TASK INSTRUCTIONS:
Line by line, repeat the data below exactly, beginning at the first line and ending at the line with "lab_df = pd.DataFrame(lab_rows)". Omit pictures.

───

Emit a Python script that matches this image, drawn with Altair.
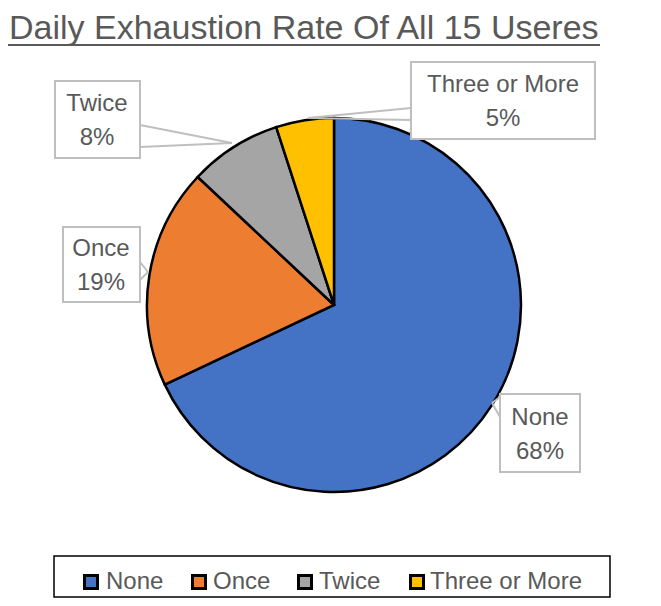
import altair as alt
import pandas as pd

# ---- data ----
categories = ["None", "Once", "Twice", "Three or More"]
percents = [68, 19, 8, 5]
colors = ["#4472C4", "#ED7D31", "#A5A5A5", "#FFC000"]
title_text = "Daily Exhaustion Rate Of All 15 Useres"

# ---- layout (image pixel coordinates) ----
W, H = 645, 590
OFF = 8
CX, CY, R = 334, 305, 187
FONT = "Liberation Sans"
GRAY = "#595959"

# label boxes: x1, x2, y1, y2, text center x, line1 y
label_layout = {
    "None": (500, 580, 394, 472, 540, 418),
    "Once": (63, 140, 227, 302, 101, 249),
    "Twice": (55, 140, 81, 158, 97, 104),
    "Three or More": (411, 595, 62, 139, 503, 85),
}
# leader wedge lines: (x_box, y_box, x_pie, y_pie)
leaders = [
    (140, 125, 232, 143), (140, 147, 232, 143),
    (411, 108, 308, 118), (411, 120, 308, 118),
    (140, 262, 148, 272), (140, 280, 148, 272),
    (500, 397, 492, 403), (500, 417, 492, 403),
]
legend_sq_x = [91, 199, 305, 417]
legend_tx_x = [106, 213, 319, 430]
legend_y = 582

xs = alt.Scale(domain=[OFF, OFF + W], range=[0, W], nice=False, zero=False)
ys = alt.Scale(domain=[OFF, OFF + H], range=[0, H], nice=False, zero=False)

pie_df = pd.DataFrame({"category": categories, "value": percents,
                       "order": list(range(len(categories)))})
color_scale = alt.Scale(domain=categories, range=colors)

pie = alt.Chart(pie_df).mark_arc(outerRadius=R, stroke="black", strokeWidth=2.5).encode(
    theta=alt.Theta("value:Q", stack=True),
    color=alt.Color("category:N", scale=color_scale, legend=None),
    order=alt.Order("order:Q"),
    x=alt.value(CX - OFF), y=alt.value(CY - OFF),
)

lab_rows = []
for c, p in zip(categories, percents):
    x1, x2, y1, y2, tx, ty = label_layout[c]
    lab_rows.append({"category": c, "label": f"{c}\n{p}%", "x1": x1, "x2": x2,
                     "y1": y1, "y2": y2, "tx": tx, "ty": ty})
lab_df = pd.DataFrame(lab_rows)

lead_df = pd.DataFrame(leaders, columns=["xa", "ya", "xb", "yb"])
leads = alt.Chart(lead_df).mark_rule(color="#BFBFBF", strokeWidth=2).encode(
    x=alt.X("xa:Q", scale=xs, axis=None), x2="xb:Q",
    y=alt.Y("ya:Q", scale=ys, axis=None), y2="yb:Q",
)

boxes = alt.Chart(lab_df).mark_rect(fill="white", stroke="#BFBFBF", strokeWidth=2).encode(
    x=alt.X("x1:Q", scale=xs, axis=None), x2="x2:Q",
    y=alt.Y("y1:Q", scale=ys, axis=None), y2="y2:Q",
)

labels = alt.Chart(lab_df).mark_text(
    font=FONT, fontSize=24, color=GRAY, lineBreak="\n", lineHeight=34,
    align="center", baseline="middle",
).encode(
    x=alt.X("tx:Q", scale=xs, axis=None),
    y=alt.Y("ty:Q", scale=ys, axis=None),
    text="label:N",
)

title_df = pd.DataFrame({"t": [title_text], "x": [9], "y": [39], "ux": [7], "x2": [600], "u": [45]})
title = alt.Chart(title_df).mark_text(
    font=FONT, fontSize=34, color=GRAY, align="left", baseline="alphabetic",
).encode(x=alt.X("x:Q", scale=xs, axis=None), y=alt.Y("y:Q", scale=ys, axis=None), text="t:N")
underline = alt.Chart(title_df).mark_rule(color=GRAY, strokeWidth=2).encode(
    x=alt.X("ux:Q", scale=xs, axis=None), x2="x2:Q",
    y=alt.Y("u:Q", scale=ys, axis=None),
)

leg_df = pd.DataFrame({"category": categories, "sx": legend_sq_x, "tx": legend_tx_x,
                       "y": [legend_y] * 4})
leg_box_df = pd.DataFrame({"x1": [54], "x2": [610], "y1": [556], "y2": [597]})
leg_box = alt.Chart(leg_box_df).mark_rect(fill="white", stroke="black", strokeWidth=1.5).encode(
    x=alt.X("x1:Q", scale=xs, axis=None), x2="x2:Q",
    y=alt.Y("y1:Q", scale=ys, axis=None), y2="y2:Q",
)
leg_sq = alt.Chart(leg_df).mark_square(size=169, opacity=1, stroke="black", strokeWidth=3).encode(
    x=alt.X("sx:Q", scale=xs, axis=None),
    y=alt.Y("y:Q", scale=ys, axis=None),
    color=alt.Color("category:N", scale=color_scale, legend=None),
)
leg_tx = alt.Chart(leg_df).mark_text(
    font=FONT, fontSize=24, color=GRAY, align="left", baseline="middle",
).encode(
    x=alt.X("tx:Q", scale=xs, axis=None),
    y=alt.Y("y:Q", scale=ys, axis=None),
    text="category:N",
)

chart = alt.layer(
    title, underline, pie, leads, boxes, labels, leg_box, leg_sq, leg_tx
).properties(
    width=W, height=H, autosize=alt.AutoSizeParams(type="none"), padding=0,
).configure_view(stroke=None)

chart.save("out.html", embed_options={"renderer": "svg", "actions": False})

───

FINISHED EXERCISE:
Emit a Python script that matches this image, drawn with Altair.
import altair as alt
import pandas as pd

# ---- data ----
categories = ["None", "Once", "Twice", "Three or More"]
percents = [68, 19, 8, 5]
colors = ["#4472C4", "#ED7D31", "#A5A5A5", "#FFC000"]
title_text = "Daily Exhaustion Rate Of All 15 Useres"

# ---- layout (image pixel coordinates) ----
W, H = 645, 590
OFF = 8
CX, CY, R = 334, 305, 187
FONT = "Liberation Sans"
GRAY = "#595959"

# label boxes: x1, x2, y1, y2, text center x, line1 y
label_layout = {
    "None": (500, 580, 394, 472, 540, 418),
    "Once": (63, 140, 227, 302, 101, 249),
    "Twice": (55, 140, 81, 158, 97, 104),
    "Three or More": (411, 595, 62, 139, 503, 85),
}
# leader wedge lines: (x_box, y_box, x_pie, y_pie)
leaders = [
    (140, 125, 232, 143), (140, 147, 232, 143),
    (411, 108, 308, 118), (411, 120, 308, 118),
    (140, 262, 148, 272), (140, 280, 148, 272),
    (500, 397, 492, 403), (500, 417, 492, 403),
]
legend_sq_x = [91, 199, 305, 417]
legend_tx_x = [106, 213, 319, 430]
legend_y = 582

xs = alt.Scale(domain=[OFF, OFF + W], range=[0, W], nice=False, zero=False)
ys = alt.Scale(domain=[OFF, OFF + H], range=[0, H], nice=False, zero=False)

pie_df = pd.DataFrame({"category": categories, "value": percents,
                       "order": list(range(len(categories)))})
color_scale = alt.Scale(domain=categories, range=colors)

pie = alt.Chart(pie_df).mark_arc(outerRadius=R, stroke="black", strokeWidth=2.5).encode(
    theta=alt.Theta("value:Q", stack=True),
    color=alt.Color("category:N", scale=color_scale, legend=None),
    order=alt.Order("order:Q"),
    x=alt.value(CX - OFF), y=alt.value(CY - OFF),
)

lab_rows = []
for c, p in zip(categories, percents):
    x1, x2, y1, y2, tx, ty = label_layout[c]
    lab_rows.append({"category": c, "label": f"{c}\n{p}%", "x1": x1, "x2": x2,
                     "y1": y1, "y2": y2, "tx": tx, "ty": ty})
lab_df = pd.DataFrame(lab_rows)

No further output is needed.